If Corona's teeth all look even the chances are they are all permanent by now and she had an easy time of teething. Any retained baby teeth will look much smaller/thinner alongside the adult ones. Take a pic and post it if you aren't sure.


----------



## Corona Pup (Jan 27, 2015)

Okay, thanks! I'll take a better look this afternoon and if I am unsure, will post a pic!


----------



## Jayda (Jun 15, 2012)

I did find one of Jewel's teeth. The incisors were interesting, especially on the bottom. One day I looked and her baby incisors were there....another week later they were all gone and I see the adults poking through. I am going to make an appointment with my vet for next week. I don't want it to mess up her bite.


----------



## Wicked Pixie (Oct 14, 2011)

Maybe take a pic and show your breeder?
Jasper and Bibi went through a really gummy phase where they had no teeth! I have several of their baby teeth in a locket, which people find strange, but I think they are so cute and tiny.


----------



## Corona Pup (Jan 27, 2015)

Well I just took a look a Coronas mouth and noticed, that yes indeed she is a little shark and has 2 rows of teeth! Silly me for not knowing to look for this!! Is this harmful? Will the baby teeth still fall out. I will call my ver and ask her advice, of course, but I just want to get some opinions on here. I feel like a horrible mom not noticing anything was up!!! I would have never noticed or have known to look if not for this thread...


----------



## Wicked Pixie (Oct 14, 2011)

They do usually fall out on their own, but you can have issues with food getting trapped and gum disease etc, so while not life-threatening it definitely needs to be monitored


----------



## lulu'smom (Jan 4, 2012)

Corona Pup said:


> Well I just took a look a Coronas mouth and noticed, that yes indeed she is a little shark and has 2 rows of teeth! Silly me for not knowing to look for this!! Is this harmful? Will the baby teeth still fall out. I will call my ver and ask her advice, of course, but I just want to get some opinions on here. I feel like a horrible mom not noticing anything was up!!! I would have never noticed or have known to look if not for this thread...

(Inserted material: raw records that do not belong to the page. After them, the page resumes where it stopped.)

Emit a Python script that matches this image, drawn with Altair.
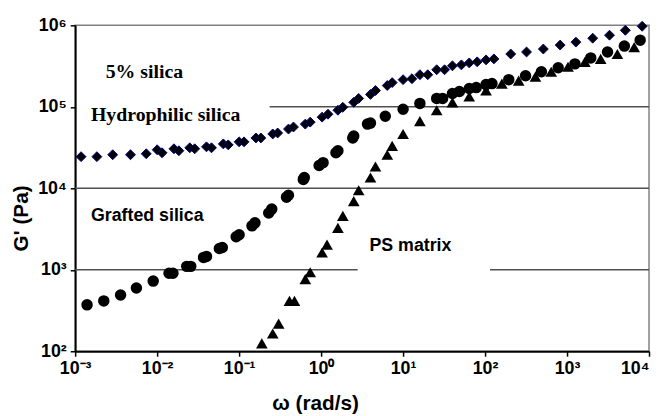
import altair as alt
import pandas as pd
import numpy as np

# Values, stored as log10(omega [rad/s]) and log10(G' [Pa])
hydro_log_w = [-2.928, -2.735, -2.542, -2.325, -2.133, -2.0, -1.94, -1.795, -1.735, -1.602,
               -1.542, -1.398, -1.337, -1.193, -1.133, -1.0, -0.94, -0.795, -0.735, -0.59,
               -0.53, -0.398, -0.337, -0.193, -0.133, 0.012, 0.084, 0.205, 0.265, 0.398,
               0.458, 0.602, 0.663, 0.807, 0.867, 1.0, 1.108, 1.205, 1.301, 1.41,
               1.506, 1.602, 1.711, 1.807, 1.904, 2.012, 2.108, 2.313, 2.506, 2.711,
               2.916, 3.108, 3.313, 3.518, 3.711, 3.916]
hydro_log_g = [4.388, 4.388, 4.412, 4.412, 4.424, 4.473, 4.436, 4.485, 4.461, 4.497,
               4.485, 4.509, 4.497, 4.545, 4.533, 4.57, 4.57, 4.618, 4.618, 4.667,
               4.679, 4.727, 4.752, 4.788, 4.812, 4.873, 4.909, 4.958, 4.994, 5.055,
               5.103, 5.152, 5.2, 5.261, 5.297, 5.333, 5.345, 5.394, 5.394, 5.455,
               5.455, 5.503, 5.515, 5.539, 5.552, 5.576, 5.588, 5.648, 5.673, 5.709,
               5.758, 5.794, 5.842, 5.879, 5.939, 5.988]

grafted_log_w = [-2.855, -2.651, -2.446, -2.253, -2.048, -1.855, -1.807, -1.639, -1.59, -1.434,
                 -1.398, -1.241, -1.205, -1.036, -1.0, -0.843, -0.807, -0.639, -0.602, -0.422,
                 -0.398, -0.217, -0.205, -0.024, 0.024, 0.181, 0.205, 0.386, 0.398, 0.566,
                 0.602, 0.783, 1.0, 1.205, 1.41, 1.482, 1.602, 1.687, 1.807, 1.892,
                 2.012, 2.084, 2.289, 2.494, 2.687, 2.892, 3.096, 3.289, 3.494, 3.699, 3.892]
grafted_log_g = [2.57, 2.618, 2.691, 2.776, 2.861, 2.958, 2.958, 3.042, 3.042, 3.152,
                 3.164, 3.261, 3.273, 3.406, 3.43, 3.539, 3.576, 3.697, 3.745, 3.891,
                 3.915, 4.109, 4.133, 4.279, 4.315, 4.436, 4.461, 4.618, 4.642, 4.788,
                 4.8, 4.885, 4.97, 5.042, 5.103, 5.103, 5.164, 5.188, 5.224, 5.236,
                 5.273, 5.285, 5.333, 5.382, 5.43, 5.479, 5.527, 5.6, 5.673, 5.745, 5.818]

ps_log_w = [-0.723, -0.59, -0.518, -0.386, -0.325, -0.193, -0.133, 0.012, 0.072, 0.205,
            0.265, 0.398, 0.458, 0.602, 0.663, 0.807, 0.867, 1.0, 1.205, 1.41,
            1.602, 1.807, 2.012, 2.205, 2.41, 2.614, 2.807, 3.012, 3.217, 3.41, 3.614, 3.819]
ps_log_g = [2.097, 2.218, 2.339, 2.618, 2.618, 2.885, 2.97, 3.212, 3.309, 3.515,
            3.661, 3.842, 3.976, 4.133, 4.267, 4.412, 4.521, 4.667, 4.824, 4.958,
            5.055, 5.127, 5.2, 5.285, 5.321, 5.37, 5.43, 5.491, 5.552, 5.588, 5.648, 5.733]

x_ticks = [1e-3, 1e-2, 1e-1, 1e0, 1e1, 1e2, 1e3, 1e4]
y_ticks = [1e2, 1e3, 1e4, 1e5, 1e6]

# horizontal reference lines (value, from, to) – interrupted where labels sit
grid_y = [1e5, 1e4, 1e3, 1e3]
grid_from = [0.236, 1e-3, 1e-3, 115]
grid_to = [1e4, 1e4, 2.79, 1e4]

# annotation texts
serif_labels = ["5% silica", "Hydrophilic silica"]
serif_x = [0.00236, 0.00156]
serif_y = [2.69e5, 7.9e4]
sans_labels = ["Grafted silica", "PS matrix"]
sans_x = [0.00156, 3.89]
sans_y = [4580, 1980]


def frame(lw, lg):
    return pd.DataFrame({"omega": 10 ** np.array(lw), "G": 10 ** np.array(lg)})


SUP = {-3: "⁻³", -2: "⁻²", -1: "⁻¹", 0: "⁰", 1: "¹", 2: "²", 3: "³", 4: "⁴", 5: "⁵", 6: "⁶"}


def label_expr(exps):
    e = "round(log(datum.value)/LN10)"
    expr = "''"
    for k in reversed(exps):
        expr = f"{e} == {k} ? '10{SUP[k]}' : ({expr})"
    return expr


FONT = "Liberation Sans"
xscale = alt.Scale(type="log", domain=[1e-3, 1e4], nice=False)
yscale = alt.Scale(type="log", domain=[1e2, 1e6], nice=False)

xaxis = alt.Axis(values=x_ticks, labelExpr=label_expr(list(range(-3, 5))), grid=False,
                 title="ω (rad/s)", titleFont=FONT, titleFontSize=21, titleFontWeight="bold",
                 titleColor="black", titleX=243, titleY=53, titleAlign="center",
                 titleBaseline="middle",
                 labelFont=FONT, labelFontSize=18, labelFontWeight="bold", labelColor="black",
                 labelAlign={"expr": "datum.value > 5000 ? 'right' : 'center'"},
                 labelPadding=4, tickSize=5, tickWidth=1.5, tickColor="black",
                 domainColor="black", domainWidth=2, labelFlush=False, labelOverlap=False)
yaxis = alt.Axis(values=y_ticks, labelExpr=label_expr(list(range(2, 7))), grid=False,
                 title="G' (Pa)", titleFont=FONT, titleFontSize=21, titleFontWeight="bold",
                 titleColor="black", titleAngle=270, titleX=-54, titleY=195,
                 titleAlign="center", titleBaseline="middle",
                 labelFont=FONT, labelFontSize=18, labelFontWeight="bold", labelColor="black",
                 labelPadding=4, tickSize=5, tickWidth=1.5, tickColor="black",
                 domainColor="black", domainWidth=2, labelFlush=False, labelOverlap=False)


def X(field):
    return alt.X(field, type="quantitative", scale=xscale, axis=xaxis)


def Y(field):
    return alt.Y(field, type="quantitative", scale=yscale, axis=yaxis)


grid_df = pd.DataFrame({"y": grid_y, "x": grid_from, "x2": grid_to})
rules = alt.Chart(grid_df).mark_rule(color="#505050", strokeWidth=1.5).encode(
    x=X("x"), x2="x2", y=Y("y"))

diamonds = alt.Chart(frame(hydro_log_w, hydro_log_g)).mark_point(
    shape="diamond", filled=True, fill="black", stroke="#000080", strokeWidth=1,
    size=100, opacity=1).encode(x=X("omega"), y=Y("G"))

circles = alt.Chart(frame(grafted_log_w, grafted_log_g)).mark_point(
    shape="circle", filled=True, color="black", size=135, opacity=1).encode(
    x=X("omega"), y=Y("G"))

triangles = alt.Chart(frame(ps_log_w, ps_log_g)).mark_point(
    shape="triangle-up", filled=True, color="black", size=140, opacity=1).encode(
    x=X("omega"), y=Y("G"))

serif_text = alt.Chart(pd.DataFrame({"x": serif_x, "y": serif_y, "t": serif_labels})).mark_text(
    align="left", baseline="middle", font="Liberation Serif", fontSize=20,
    fontWeight="bold", color="black").encode(x=X("x"), y=Y("y"), text="t:N")

sans_text = alt.Chart(pd.DataFrame({"x": sans_x, "y": sans_y, "t": sans_labels})).mark_text(
    align="left", baseline="middle", font=FONT, fontSize=18,
    fontWeight="bold", color="black").encode(x=X("x"), y=Y("y"), text="t:N")

chart = alt.layer(rules, diamonds, circles, triangles, serif_text, sans_text).properties(
    width=581, height=330,
    autosize=alt.AutoSizeParams(type="none"),
    padding={"left": 68, "top": 15, "right": 2, "bottom": 64},
    background="white",
).configure_view(stroke="#808080", strokeWidth=1.5)

chart.save("out.html", embed_options={"renderer": "svg", "actions": False})
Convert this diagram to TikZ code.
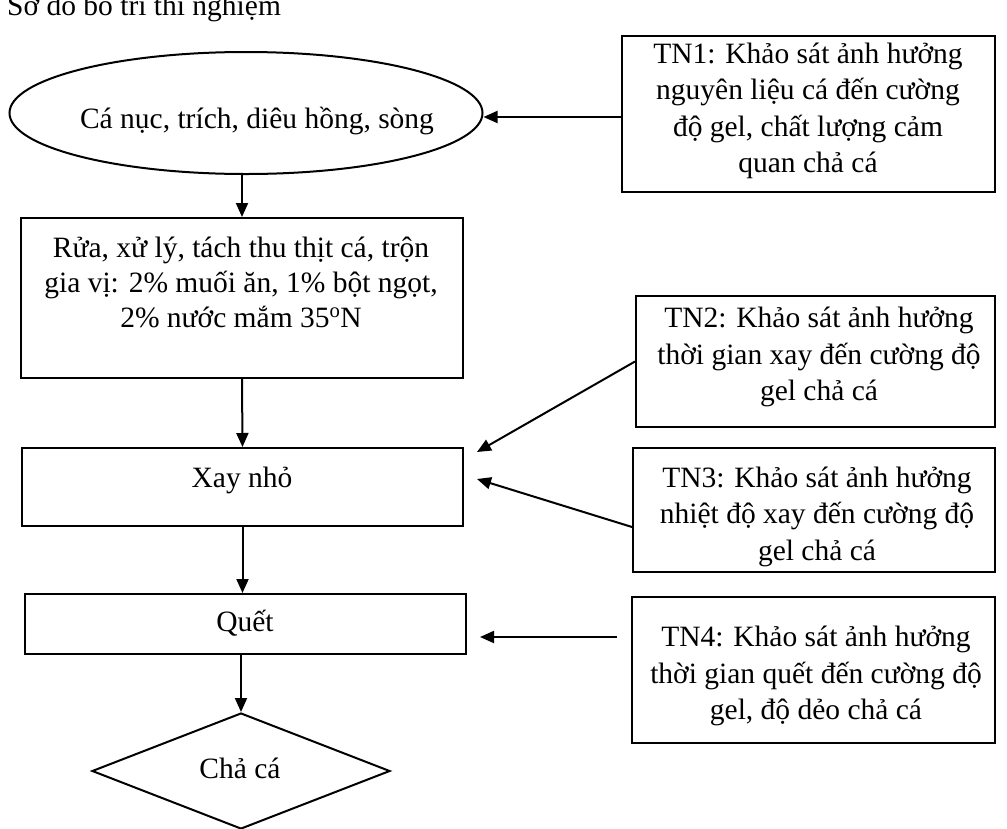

Please do not feel like a horrible mom! Lulu was my second dog to have, and we had gotten our first dog ever in my adult life 18 months before Lulu. Both dogs were spayed on the dot at six months because that's what I thought I was supposed to do. I feel sure if they had any retained baby teeth they were pulled at that time--I really don't know because I didn't even know to ask or that pulling teeth could be a possibility. I never saw any teeth anywhere on the floor, furniture, etc., and I never looked in their mouth. They went from baby teeth to adult teeth without me having a clue that even happened in dogs. I didn't find this forum until Lulu was 4 yrs old, and I have learned an immense amount of information since then. So don't feel bad--that's why I'm thankful for the people here willing to share knowledge and personal experiences, and you can see you are by far not alone!

Lynda, from my story you can tell I can't give you any help with the teeth, but I can tell you Gidget had to have 9 baby teeth extracted a few months after she was spayed at 6 months old that never fell out on their own, and she was eating normally the next day. I can't remember though if it was kibble or commercial raw, but if it was the raw it would have been ZP back then.


----------



## Jayda (Jun 15, 2012)

Well one bottom canine has fallen out over the last week, praying the other comes out too!


----------



## queenladydragon (Jul 20, 2015)

not only am I reviving an older thread, but I'm at this stage with Hunley at the moment. I managed to save two baby teeth that fell out so I could save them in a pendant ( I also think they are so cute and tiny!!). But I have noticed all four of his adult canines are poking through and pushing his baby canines to the outside of his mouth. I purchased some bully sticks and he has been chewing like crazy. Going to get some baby orajel to rub on his gums and see if that helps with any discomfort, he is not pleased with me even looking into his mouth but has let me if I'm quick and don't touch near the area. (lifting his lip to look is okay). One baby canine seems a bit loose so Im hoping they will fall out on their own soon.


----------